Tuesday, 25 September 2007

A Long and Winding Road?


“Feeling validated. Feeling...visible.” Just the words of one blogger explaining what makes her write.

Is this a modern phenomenon, this lack of visibility? Does an invisible woman exist in that void when home, children, community, career or indeed any factor that defines us is removed or changed? Perhaps, back when the family was a more cohesive unit and the Global village didn’t exist, a woman had a more defined (limited) role. Whatever the cause, it’s not a comfortable place; this invisibility and like many, I started blogging hoping to find some missing dimension through writing. I put my loss of self down to the major moves of the last five years, new country, new hemisphere, new career, a whole new life. The challenges; homesickness, missing family, working in a highly competitive environment, struggling in a new society left me with a “me” I couldn’t recognize. So, in a fit of intense “navel gazing” I have started my own form of invisibility therapy, beginning with blogging, recording family history, and creating - whenever and whatever I can!

It all started the dreadful day I realised I wasn't twenty-seven anymore and no, it’s no joke…
I literally woke one morning and looked in the mirror and didn't recognise the face looking back at me! I, who had never ever thought about aging, shrugged off birthdays, laughed when I turned forty and ignored any outward signs of impending middle age. That sudden realisation that I was actually getting older was a huge and scary shock, the impact of which still amazes me! The real me was gone and who was this imposter? And over the following weeks and months it dawned on me that all I needed to do was find the missing me...who was I? Who had I become...while my life rushed by?

While all this selfish introspection was going on, I started having these nagging doubts about the fate of our family history, its origins and traditions? With the family home gone and everyone dispersed to different countries, would these just be lost; in this struggle to make a way through to our old age, who would be the keepers of the family history? With no oral tradition preserving the story of our ancestors how would our grandchildren ever know? Would they care?
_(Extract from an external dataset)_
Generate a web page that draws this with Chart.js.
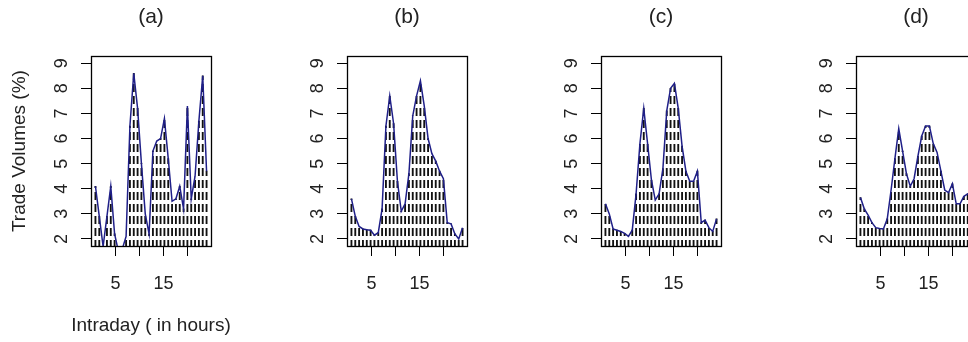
<!DOCTYPE html>
<html>
<head>
<meta charset="utf-8">
<script src="https://cdn.jsdelivr.net/npm/chart.js@4"></script>
<style>
  html, body { margin: 0; padding: 0; background: #fff; width: 968px; height: 342px; overflow: hidden; }
  .panel { position: absolute; top: 0; width: 255px; height: 342px; }
  .xtitle { position: absolute; left: 0; width: 302px; top: 314px; line-height: 22px; text-align: center;
            font: 19px "Liberation Sans", Arial, sans-serif; color: #222; white-space: nowrap; }
</style>
</head>
<body>
<div class="panel" style="left:0px"><canvas id="c0" width="255" height="342"></canvas></div>
<div class="panel" style="left:256px"><canvas id="c1" width="255" height="342"></canvas></div>
<div class="panel" style="left:510px"><canvas id="c2" width="255" height="342"></canvas></div>
<div class="panel" style="left:765px"><canvas id="c3" width="255" height="342"></canvas></div>
<div class="xtitle">Intraday ( in hours)</div>
<script>
// intraday sample times (hours) shared by all four panels
const hours = [0.8, 1.6, 2.4, 3.2, 4.0, 4.8, 5.6, 6.4, 7.2, 8.0,
               8.8, 9.6, 10.4, 11.2, 12.0, 12.8, 13.6, 14.4, 15.2, 16.0,
               16.8, 17.6, 18.4, 19.2, 20.0, 20.8, 21.6, 22.4, 23.2, 24.0];

const panelTitles = ['(a)', '(b)', '(c)', '(d)'];

// trade volumes (%) per panel
const volumesA = [4.1, 2.9, 1.7, 2.9, 4.1, 2.2, 1.5, 1.6, 2.1, 6.5,
                  8.6, 7.2, 5.0, 3.0, 2.2, 5.5, 5.9, 6.0, 6.8, 5.2,
                  3.5, 3.6, 4.1, 3.2, 7.3, 3.6, 4.5, 6.7, 8.5, 4.7];
const volumesB = [3.6, 2.9, 2.5, 2.4, 2.37, 2.35, 2.15, 2.25, 3.2, 6.5,
                  7.7, 6.6, 4.3, 3.1, 3.4, 4.6, 6.9, 7.7, 8.3, 7.3,
                  6.0, 5.4, 5.1, 4.7, 4.4, 2.65, 2.6, 2.2, 2.0, 2.45];
const volumesC = [3.4, 3.0, 2.4, 2.35, 2.3, 2.22, 2.1, 2.35, 3.8, 5.8,
                  7.2, 5.8, 4.35, 3.55, 3.8, 4.8, 7.1, 8.0, 8.2, 7.2,
                  5.7, 4.7, 4.3, 4.3, 4.7, 2.65, 2.75, 2.45, 2.3, 2.8];
const volumesD = [3.65, 3.2, 2.95, 2.65, 2.45, 2.42, 2.4, 2.8, 3.95, 5.2,
                  6.4, 5.5, 4.6, 4.1, 4.4, 5.3, 6.1, 6.5, 6.5, 5.8,
                  5.45, 4.7, 3.95, 3.85, 4.2, 3.4, 3.4, 3.7, 3.8, 3.9];

const yTicks = [2, 3, 4, 5, 6, 7, 8, 9];
const xTicks = [5, 10, 15, 20];
const xTickLabels = ['5', '', '15', ''];

const allVolumes = [volumesA, volumesB, volumesC, volumesD];

const FONT = 'Liberation Sans, Arial, sans-serif';
const TEXT = '#222';

// dashed fill for the 1px "type h" spikes
function dashPattern() {
  const c = document.createElement('canvas');
  c.width = 1; c.height = 12;
  const g = c.getContext('2d');
  g.fillStyle = '#111';
  g.fillRect(0, 0, 1, 8);
  return g.createPattern(c, 'repeat');
}

// R-style box around the plot region
const boxPlugin = {
  id: 'box',
  afterDatasetsDraw(chart) {
    const { ctx, chartArea: a } = chart;
    ctx.save();
    ctx.strokeStyle = '#000';
    ctx.lineWidth = 1.3;
    ctx.strokeRect(Math.round(a.left) + 0.5, Math.round(a.top) + 0.5,
                   Math.round(a.right - a.left), Math.round(a.bottom - a.top));
    ctx.restore();
  }
};

allVolumes.forEach((vals, i) => {
  const points = hours.map((h, k) => ({ x: h, y: vals[k] }));
  const first = i === 0;

  new Chart(document.getElementById('c' + i), {
    type: 'bar',
    data: {
      datasets: [
        {
          type: 'line',
          data: points,
          borderColor: '#1f1f88',
          borderWidth: 1.5,
          pointRadius: 0,
          tension: 0,
          order: 0
        },
        {
          type: 'bar',
          data: points,
          backgroundColor: dashPattern(),
          borderWidth: 0,
          barThickness: 1.2,
          grouped: false,
          order: 1
        }
      ]
    },
    options: {
      responsive: false,
      animation: false,
      events: [],
      layout: { padding: { left: 0, right: 44, top: 0, bottom: 0 } },
      plugins: {
        legend: { display: false },
        tooltip: { enabled: false },
        title: {
          display: true,
          text: panelTitles[i],
          fullSize: false,
          color: TEXT,
          font: { family: FONT, size: 21, weight: 'normal' },
          padding: { top: 5, bottom: 26 }
        }
      },
      scales: {
        x: {
          type: 'linear',
          min: -0.128,
          max: 24.928,
          offset: false,
          afterBuildTicks: (s) => { s.ticks = xTicks.map((v) => ({ value: v })); },
          afterFit: (s) => { s.height = 96; },
          grid: { offset: false, drawOnChartArea: false, drawTicks: true, tickLength: 10, tickColor: '#000', tickWidth: 1 },
          border: { display: false },
          ticks: {
            autoSkip: false,
            maxRotation: 0,
            padding: 17,
            color: TEXT,
            font: { family: FONT, size: 18 },
            callback: (v) => xTickLabels[xTicks.indexOf(v)]
          }
        },
        y: {
          type: 'linear',
          min: 1.72,
          max: 9.28,
          afterBuildTicks: (s) => { s.ticks = yTicks.map((v) => ({ value: v })); },
          afterFit: (s) => { s.width = 91; },
          grid: { drawOnChartArea: false, drawTicks: true, tickLength: 10, tickColor: '#000', tickWidth: 1 },
          border: { display: false },
          ticks: {
            minRotation: 90,
            maxRotation: 90,
            crossAlign: 'center',
            padding: 14,
            color: TEXT,
            font: { family: FONT, size: 18 },
            callback: (v) => String(v)
          },
          title: {
            display: first,
            text: 'Trade Volumes (%)',
            color: TEXT,
            font: { family: FONT, size: 19 },
            padding: { top: 8, bottom: 0 }
          }
        }
      }
    },
    plugins: [boxPlugin]
  });
});
</script>
</body>
</html>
M’s family, having lived in one country for three hundred years and in the same home for nearly a hundred years, had a relatively large bank of family history on which to draw. Now the family home is gone and the remaining members scattered far and wide. My family, by comparison had a fairly nomadic existence and any history lived only in the memories of the older members; now there is only one cousin left and he is in his nineties. So I’m going along this road picking up the threads and as I go, I’ll try to weave together all the bits I can. Because the more scattered and dispersed we are, the more I crave the history of my origins… by digging around the past will I find some clues to what or who I have become? Perhaps, like me, one of my descendents will look for their past in a effort to understand their present and find as much of the story that I can piece together, recorded here. Is this just me? Do others feel the same way about their “roots”?